DATA SHOWN
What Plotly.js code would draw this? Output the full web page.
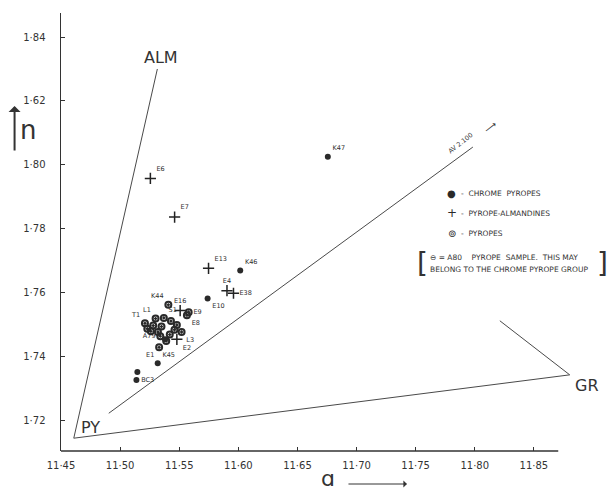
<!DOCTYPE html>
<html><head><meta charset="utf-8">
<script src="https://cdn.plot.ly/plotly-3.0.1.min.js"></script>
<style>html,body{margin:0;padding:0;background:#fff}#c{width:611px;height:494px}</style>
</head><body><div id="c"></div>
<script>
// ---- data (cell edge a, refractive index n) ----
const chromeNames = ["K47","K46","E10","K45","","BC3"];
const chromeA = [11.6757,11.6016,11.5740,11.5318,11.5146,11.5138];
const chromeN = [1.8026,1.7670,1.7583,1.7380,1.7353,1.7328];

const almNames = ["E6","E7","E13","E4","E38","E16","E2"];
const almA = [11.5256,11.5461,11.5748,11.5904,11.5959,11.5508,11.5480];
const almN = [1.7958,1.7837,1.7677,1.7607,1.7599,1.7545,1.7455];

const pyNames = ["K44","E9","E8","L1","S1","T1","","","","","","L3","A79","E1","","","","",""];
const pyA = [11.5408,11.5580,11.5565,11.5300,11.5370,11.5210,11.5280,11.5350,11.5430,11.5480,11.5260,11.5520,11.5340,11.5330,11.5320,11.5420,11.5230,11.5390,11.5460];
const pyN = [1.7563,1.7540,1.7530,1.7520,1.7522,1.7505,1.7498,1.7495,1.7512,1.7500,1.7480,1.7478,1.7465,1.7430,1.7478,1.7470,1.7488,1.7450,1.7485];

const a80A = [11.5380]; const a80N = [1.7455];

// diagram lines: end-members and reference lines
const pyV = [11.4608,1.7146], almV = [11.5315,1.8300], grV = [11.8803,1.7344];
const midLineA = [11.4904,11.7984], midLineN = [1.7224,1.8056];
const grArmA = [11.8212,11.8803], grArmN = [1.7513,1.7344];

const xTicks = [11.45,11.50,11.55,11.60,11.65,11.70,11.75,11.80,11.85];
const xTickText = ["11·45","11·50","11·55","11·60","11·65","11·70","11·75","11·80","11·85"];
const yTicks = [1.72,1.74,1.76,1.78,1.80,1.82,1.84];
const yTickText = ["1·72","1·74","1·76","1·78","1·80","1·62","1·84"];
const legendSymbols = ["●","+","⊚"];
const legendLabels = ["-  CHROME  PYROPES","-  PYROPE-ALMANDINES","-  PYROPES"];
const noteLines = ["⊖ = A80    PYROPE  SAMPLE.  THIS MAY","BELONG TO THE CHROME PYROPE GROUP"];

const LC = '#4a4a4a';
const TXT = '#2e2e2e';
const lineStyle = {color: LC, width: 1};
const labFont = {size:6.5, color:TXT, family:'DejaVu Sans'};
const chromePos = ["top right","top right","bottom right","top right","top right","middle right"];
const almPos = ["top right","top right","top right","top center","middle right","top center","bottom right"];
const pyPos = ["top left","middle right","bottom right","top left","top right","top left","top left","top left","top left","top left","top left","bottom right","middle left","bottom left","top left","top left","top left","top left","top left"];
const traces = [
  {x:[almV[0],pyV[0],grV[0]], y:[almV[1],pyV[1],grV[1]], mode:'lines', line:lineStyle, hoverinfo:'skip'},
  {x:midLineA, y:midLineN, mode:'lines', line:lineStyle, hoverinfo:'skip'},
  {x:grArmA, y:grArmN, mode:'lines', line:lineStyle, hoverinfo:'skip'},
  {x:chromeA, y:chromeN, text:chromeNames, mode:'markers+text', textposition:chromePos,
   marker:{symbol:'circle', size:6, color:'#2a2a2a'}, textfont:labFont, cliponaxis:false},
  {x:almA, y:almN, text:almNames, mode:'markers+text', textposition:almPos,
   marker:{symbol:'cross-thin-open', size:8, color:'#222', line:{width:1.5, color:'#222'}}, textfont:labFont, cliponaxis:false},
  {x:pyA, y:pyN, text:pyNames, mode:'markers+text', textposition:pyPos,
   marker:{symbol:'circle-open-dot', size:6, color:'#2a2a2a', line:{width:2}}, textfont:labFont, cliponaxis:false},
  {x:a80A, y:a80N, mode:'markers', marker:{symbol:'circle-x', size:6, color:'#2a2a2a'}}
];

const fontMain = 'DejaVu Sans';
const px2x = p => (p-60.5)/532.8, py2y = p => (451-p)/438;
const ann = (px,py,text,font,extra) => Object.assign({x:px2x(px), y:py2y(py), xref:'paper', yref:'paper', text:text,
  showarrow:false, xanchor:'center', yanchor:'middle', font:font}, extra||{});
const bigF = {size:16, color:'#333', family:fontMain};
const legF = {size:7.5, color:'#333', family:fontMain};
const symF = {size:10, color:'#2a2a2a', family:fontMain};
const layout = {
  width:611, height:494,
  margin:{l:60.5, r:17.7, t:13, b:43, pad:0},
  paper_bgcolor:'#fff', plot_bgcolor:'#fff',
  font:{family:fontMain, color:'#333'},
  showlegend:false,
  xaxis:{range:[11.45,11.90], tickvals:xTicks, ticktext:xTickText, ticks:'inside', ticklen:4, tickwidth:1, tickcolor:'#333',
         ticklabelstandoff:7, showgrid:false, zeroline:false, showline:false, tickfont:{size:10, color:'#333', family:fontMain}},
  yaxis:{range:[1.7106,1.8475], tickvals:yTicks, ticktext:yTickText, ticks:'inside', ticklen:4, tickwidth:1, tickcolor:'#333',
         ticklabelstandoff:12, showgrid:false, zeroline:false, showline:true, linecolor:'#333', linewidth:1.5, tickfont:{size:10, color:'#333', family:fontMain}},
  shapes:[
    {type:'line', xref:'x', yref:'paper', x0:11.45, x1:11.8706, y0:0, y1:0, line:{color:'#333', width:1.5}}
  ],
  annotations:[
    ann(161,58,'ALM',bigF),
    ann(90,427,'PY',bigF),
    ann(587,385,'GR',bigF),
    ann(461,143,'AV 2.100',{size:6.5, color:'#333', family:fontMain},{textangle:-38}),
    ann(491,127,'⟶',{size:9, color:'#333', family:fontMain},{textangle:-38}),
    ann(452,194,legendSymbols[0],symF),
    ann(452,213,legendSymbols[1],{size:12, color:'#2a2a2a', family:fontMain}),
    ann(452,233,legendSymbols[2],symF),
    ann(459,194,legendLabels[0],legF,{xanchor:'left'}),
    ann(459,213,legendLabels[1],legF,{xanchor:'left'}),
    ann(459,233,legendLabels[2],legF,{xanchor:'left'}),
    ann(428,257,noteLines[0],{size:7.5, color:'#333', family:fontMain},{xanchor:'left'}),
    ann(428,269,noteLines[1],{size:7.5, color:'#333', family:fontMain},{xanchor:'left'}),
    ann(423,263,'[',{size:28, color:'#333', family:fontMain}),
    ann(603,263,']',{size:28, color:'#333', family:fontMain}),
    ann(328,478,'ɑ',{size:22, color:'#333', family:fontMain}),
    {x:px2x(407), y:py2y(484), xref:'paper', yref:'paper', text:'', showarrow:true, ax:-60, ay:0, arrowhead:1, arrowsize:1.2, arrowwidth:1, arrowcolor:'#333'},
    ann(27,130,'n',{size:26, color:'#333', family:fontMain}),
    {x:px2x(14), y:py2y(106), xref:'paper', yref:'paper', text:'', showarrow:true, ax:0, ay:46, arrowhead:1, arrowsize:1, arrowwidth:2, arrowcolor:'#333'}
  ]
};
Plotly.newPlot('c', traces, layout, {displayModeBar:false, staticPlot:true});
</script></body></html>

DIRECTIONS
In this exercise, set down all of the data exactly, without the pictures.

SOLUTION FOR THIS EXERCISE
What Plotly.js code would draw this? Output the full web page.
<!DOCTYPE html>
<html><head><meta charset="utf-8">
<script src="https://cdn.plot.ly/plotly-3.0.1.min.js"></script>
<style>html,body{margin:0;padding:0;background:#fff}#c{width:611px;height:494px}</style>
</head><body><div id="c"></div>
<script>
// ---- data (cell edge a, refractive index n) ----
const chromeNames = ["K47","K46","E10","K45","","BC3"];
const chromeA = [11.6757,11.6016,11.5740,11.5318,11.5146,11.5138];
const chromeN = [1.8026,1.7670,1.7583,1.7380,1.7353,1.7328];

const almNames = ["E6","E7","E13","E4","E38","E16","E2"];
const almA = [11.5256,11.5461,11.5748,11.5904,11.5959,11.5508,11.5480];
const almN = [1.7958,1.7837,1.7677,1.7607,1.7599,1.7545,1.7455];

const pyNames = ["K44","E9","E8","L1","S1","T1","","","","","","L3","A79","E1","","","","",""];
const pyA = [11.5408,11.5580,11.5565,11.5300,11.5370,11.5210,11.5280,11.5350,11.5430,11.5480,11.5260,11.5520,11.5340,11.5330,11.5320,11.5420,11.5230,11.5390,11.5460];
const pyN = [1.7563,1.7540,1.7530,1.7520,1.7522,1.7505,1.7498,1.7495,1.7512,1.7500,1.7480,1.7478,1.7465,1.7430,1.7478,1.7470,1.7488,1.7450,1.7485];

const a80A = [11.5380]; const a80N = [1.7455];

// diagram lines: end-members and reference lines
const pyV = [11.4608,1.7146], almV = [11.5315,1.8300], grV = [11.8803,1.7344];
const midLineA = [11.4904,11.7984], midLineN = [1.7224,1.8056];
const grArmA = [11.8212,11.8803], grArmN = [1.7513,1.7344];

const xTicks = [11.45,11.50,11.55,11.60,11.65,11.70,11.75,11.80,11.85];
const xTickText = ["11·45","11·50","11·55","11·60","11·65","11·70","11·75","11·80","11·85"];
const yTicks = [1.72,1.74,1.76,1.78,1.80,1.82,1.84];
const yTickText = ["1·72","1·74","1·76","1·78","1·80","1·62","1·84"];
const legendSymbols = ["●","+","⊚"];
const legendLabels = ["-  CHROME  PYROPES","-  PYROPE-ALMANDINES","-  PYROPES"];
const noteLines = ["⊖ = A80    PYROPE  SAMPLE.  THIS MAY","BELONG TO THE CHROME PYROPE GROUP"];

const LC = '#4a4a4a';
const TXT = '#2e2e2e';
const lineStyle = {color: LC, width: 1};
const labFont = {size:6.5, color:TXT, family:'DejaVu Sans'};
const chromePos = ["top right","top right","bottom right","top right","top right","middle right"];
const almPos = ["top right","top right","top right","top center","middle right","top center","bottom right"];
const pyPos = ["top left","middle right","bottom right","top left","top right","top left","top left","top left","top left","top left","top left","bottom right","middle left","bottom left","top left","top left","top left","top left","top left"];
const traces = [
  {x:[almV[0],pyV[0],grV[0]], y:[almV[1],pyV[1],grV[1]], mode:'lines', line:lineStyle, hoverinfo:'skip'},
  {x:midLineA, y:midLineN, mode:'lines', line:lineStyle, hoverinfo:'skip'},
  {x:grArmA, y:grArmN, mode:'lines', line:lineStyle, hoverinfo:'skip'},
  {x:chromeA, y:chromeN, text:chromeNames, mode:'markers+text', textposition:chromePos,
   marker:{symbol:'circle', size:6, color:'#2a2a2a'}, textfont:labFont, cliponaxis:false},
  {x:almA, y:almN, text:almNames, mode:'markers+text', textposition:almPos,
   marker:{symbol:'cross-thin-open', size:8, color:'#222', line:{width:1.5, color:'#222'}}, textfont:labFont, cliponaxis:false},
  {x:pyA, y:pyN, text:pyNames, mode:'markers+text', textposition:pyPos,
   marker:{symbol:'circle-open-dot', size:6, color:'#2a2a2a', line:{width:2}}, textfont:labFont, cliponaxis:false},
  {x:a80A, y:a80N, mode:'markers', marker:{symbol:'circle-x', size:6, color:'#2a2a2a'}}
];

const fontMain = 'DejaVu Sans';
const px2x = p => (p-60.5)/532.8, py2y = p => (451-p)/438;
const ann = (px,py,text,font,extra) => Object.assign({x:px2x(px), y:py2y(py), xref:'paper', yref:'paper', text:text,
  showarrow:false, xanchor:'center', yanchor:'middle', font:font}, extra||{});
const bigF = {size:16, color:'#333', family:fontMain};
const legF = {size:7.5, color:'#333', family:fontMain};
const symF = {size:10, color:'#2a2a2a', family:fontMain};
const layout = {
  width:611, height:494,
  margin:{l:60.5, r:17.7, t:13, b:43, pad:0},
  paper_bgcolor:'#fff', plot_bgcolor:'#fff',
  font:{family:fontMain, color:'#333'},
  showlegend:false,
  xaxis:{range:[11.45,11.90], tickvals:xTicks, ticktext:xTickText, ticks:'inside', ticklen:4, tickwidth:1, tickcolor:'#333',
         ticklabelstandoff:7, showgrid:false, zeroline:false, showline:false, tickfont:{size:10, color:'#333', family:fontMain}},
  yaxis:{range:[1.7106,1.8475], tickvals:yTicks, ticktext:yTickText, ticks:'inside', ticklen:4, tickwidth:1, tickcolor:'#333',
         ticklabelstandoff:12, showgrid:false, zeroline:false, showline:true, linecolor:'#333', linewidth:1.5, tickfont:{size:10, color:'#333', family:fontMain}},
  shapes:[
    {type:'line', xref:'x', yref:'paper', x0:11.45, x1:11.8706, y0:0, y1:0, line:{color:'#333', width:1.5}}
  ],
  annotations:[
    ann(161,58,'ALM',bigF),
    ann(90,427,'PY',bigF),
    ann(587,385,'GR',bigF),
    ann(461,143,'AV 2.100',{size:6.5, color:'#333', family:fontMain},{textangle:-38}),
    ann(491,127,'⟶',{size:9, color:'#333', family:fontMain},{textangle:-38}),
    ann(452,194,legendSymbols[0],symF),
    ann(452,213,legendSymbols[1],{size:12, color:'#2a2a2a', family:fontMain}),
    ann(452,233,legendSymbols[2],symF),
    ann(459,194,legendLabels[0],legF,{xanchor:'left'}),
    ann(459,213,legendLabels[1],legF,{xanchor:'left'}),
    ann(459,233,legendLabels[2],legF,{xanchor:'left'}),
    ann(428,257,noteLines[0],{size:7.5, color:'#333', family:fontMain},{xanchor:'left'}),
    ann(428,269,noteLines[1],{size:7.5, color:'#333', family:fontMain},{xanchor:'left'}),
    ann(423,263,'[',{size:28, color:'#333', family:fontMain}),
    ann(603,263,']',{size:28, color:'#333', family:fontMain}),
    ann(328,478,'ɑ',{size:22, color:'#333', family:fontMain}),
    {x:px2x(407), y:py2y(484), xref:'paper', yref:'paper', text:'', showarrow:true, ax:-60, ay:0, arrowhead:1, arrowsize:1.2, arrowwidth:1, arrowcolor:'#333'},
    ann(27,130,'n',{size:26, color:'#333', family:fontMain}),
    {x:px2x(14), y:py2y(106), xref:'paper', yref:'paper', text:'', showarrow:true, ax:0, ay:46, arrowhead:1, arrowsize:1, arrowwidth:2, arrowcolor:'#333'}
  ]
};
Plotly.newPlot('c', traces, layout, {displayModeBar:false, staticPlot:true});
</script></body></html>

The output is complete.